David Hinojosa, who works with the education department to provide school districts the technical support they need to promote civil rights, discussed ways in which low-income communities and communities of color can be reassured that integration does not suggest that they possess deficiencies but rather that they bring strengths that will add to a healthy school environment. Likewise, some participants asked, would framing school integration primarily around socioeconomic status unite the interests of working-class people of color who supported Hillary Clinton and working-class, white Trump supporters, thereby scrambling existing political alliances?

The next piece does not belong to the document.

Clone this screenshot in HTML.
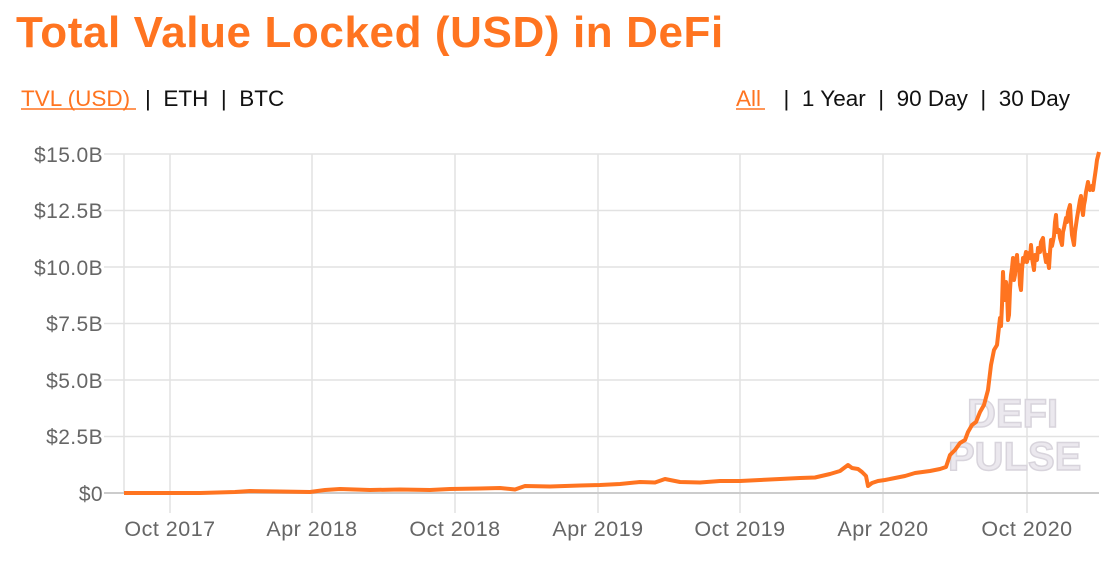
<!DOCTYPE html>
<html><head><meta charset="utf-8"><style>
body{margin:0;background:#fff;width:1120px;height:562px;overflow:hidden;font-family:"Liberation Sans",sans-serif}
</style></head><body>
<svg width="1120" height="562" xmlns="http://www.w3.org/2000/svg" font-family="Liberation Sans, sans-serif">
<text x="16" y="47" font-size="44" font-weight="bold" fill="#ff7420" letter-spacing="0.6">Total Value Locked (USD) in DeFi</text>
<g font-size="22.5" fill="#111">
<text x="21" y="106" fill="#ff7420">TVL (USD)</text>
<line x1="21" y1="109" x2="136" y2="109" stroke="#ff7420" stroke-width="1.5"/>
<text x="145" y="106" xml:space="preserve">|  ETH  |  BTC</text>
<text x="736" y="106" fill="#ff7420">All</text>
<line x1="736" y1="109" x2="765" y2="109" stroke="#ff7420" stroke-width="1.5"/>
<text x="1070" y="106" text-anchor="end" xml:space="preserve">|  1 Year  |  90 Day  |  30 Day</text>
</g>
<g stroke="#e2e2e2" stroke-width="1.5">
<line x1="104" y1="154" x2="1099" y2="154"/>
<line x1="104" y1="210.5" x2="1099" y2="210.5"/>
<line x1="104" y1="267" x2="1099" y2="267"/>
<line x1="104" y1="323.5" x2="1099" y2="323.5"/>
<line x1="104" y1="380" x2="1099" y2="380"/>
<line x1="104" y1="436.5" x2="1099" y2="436.5"/>
<line x1="124" y1="154" x2="124" y2="493"/>
<line x1="170" y1="154" x2="170" y2="513"/>
<line x1="312" y1="154" x2="312" y2="513"/>
<line x1="455" y1="154" x2="455" y2="513"/>
<line x1="598" y1="154" x2="598" y2="513"/>
<line x1="740" y1="154" x2="740" y2="513"/>
<line x1="883" y1="154" x2="883" y2="513"/>
<line x1="1027" y1="154" x2="1027" y2="513"/>
</g>
<line x1="104" y1="493" x2="1099" y2="493" stroke="#cccccc" stroke-width="2"/>
<g font-size="21" fill="#666" text-anchor="end" letter-spacing="0.4">
<text x="103" y="162">$15.0B</text>
<text x="103" y="218">$12.5B</text>
<text x="103" y="275">$10.0B</text>
<text x="103" y="331">$7.5B</text>
<text x="103" y="388">$5.0B</text>
<text x="103" y="444">$2.5B</text>
<text x="103" y="501">$0</text>
</g>
<g font-size="21.5" fill="#666" text-anchor="middle" letter-spacing="0.5">
<text x="170" y="536">Oct 2017</text>
<text x="312" y="536">Apr 2018</text>
<text x="455" y="536">Oct 2018</text>
<text x="598" y="536">Apr 2019</text>
<text x="740" y="536">Oct 2019</text>
<text x="883" y="536">Apr 2020</text>
<text x="1027" y="536">Oct 2020</text>
</g>
<g font-size="40" font-weight="bold" fill="#ebe8ee" stroke="#d8d4dc" stroke-width="1.5">
<text x="967" y="427">DEFI</text>
<text x="948" y="470">PULSE</text>
</g>
<polyline fill="none" stroke="#ff7420" stroke-width="4" stroke-linejoin="round" points="
124,493 200,493 235,492 250,491 280,491.5 310,492 325,490 340,489 370,490 400,489.5 430,490 450,489 480,488.5 500,488 515,489.5 525,486 550,486.5 580,485.5 600,485 620,484 640,482 655,482.5 665,479 680,482 700,482.5 720,481 740,481 760,480 780,479 800,478 815,477.5 830,474 840,471 848,465 852,468 858,469 862,472 866,476 868,486 872,483 878,481 885,480 895,478 905,476 915,473 930,471 940,469 946,467 950,455 955,450 960,443 965,440 968,432 972,425 976,422 980,412 984,405 988,390 991,365 994,350 997,345 1000,318 1001,326 1002,305 1003,272 1004,296 1005,300 1006,282 1007,290 1008,320 1009,315 1010,290 1011,275 1012,268 1013,258 1014,280 1015,275 1016,262 1017,255 1018,270 1019,265 1020,285 1021,290 1022,270 1023,258 1024,262 1026,252 1027,262 1029,253 1030,258 1031,245 1032,258 1034,270 1035,255 1037,260 1038,248 1040,252 1041,242 1043,238 1044,250 1046,262 1047,255 1049,268 1050,252 1051,240 1052,246 1054,236 1055,222 1056,215 1057,232 1059,230 1060,238 1062,245 1063,232 1064,228 1066,218 1067,222 1068,212 1070,205 1071,222 1072,235 1073,240 1074,245 1075,232 1076,225 1077,218 1078,212 1080,200 1081,196 1082,208 1083,215 1084,205 1085,200 1086,192 1088,182 1089,188 1090,190 1092,186 1093,190 1094,182 1095,175 1096,168 1097,160 1099,152"/>
</svg>
</body></html>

Finally, because the school-integration movement famously gained national attention with the landmark 1954 U.S. Supreme Court decision in Brown v. Board of Education, it is natural to ask: What should be the role of courts in pursuing school-diversity strategies today?
In recent years, the federal courts have been an impediment, such as when the Supreme Court struck down voluntary racial-integration plans in Louisville, Kentucky, and Seattle in 2007. But socioeconomic-integration plans are perfectly legal. And state courts have an important role to play interpreting state constitutions to foster school integration.
The best example is the Connecticut Supreme Court, which in the 1996 case of Sheff v. O’Neill ruled that segregation between Hartford schools and the surrounding suburbs violated the state constitution, whether or not the segregation was intentional. James Ryan, the dean of Harvard’s Education School, has been writing for decades about the idea of replicating Sheff-type state-level decisions in places where courts have found a constitutional right to a decent education. Given research suggesting that socioeconomic school integration is an even more powerful lever for boosting achievement than funding, he has suggested that state finance litigation be extended to integration. Now, at the conference, he wondered: Could the time be opportune, given that “courts have found their voice” in promoting democratic values in the age of Trump, resisting, for example, the ban on immigration from majority-Muslim nations? Might the courts be newly open to lawsuits that seek to encourage efforts to ensure that children of different backgrounds have the opportunity to learn together and from one another?
It may be the worst of times for school integration at the federal level, but could this be the best time for progressive school boards and state courts, newly energized by the national political scene, to embrace an education reform that will strengthen American democracy?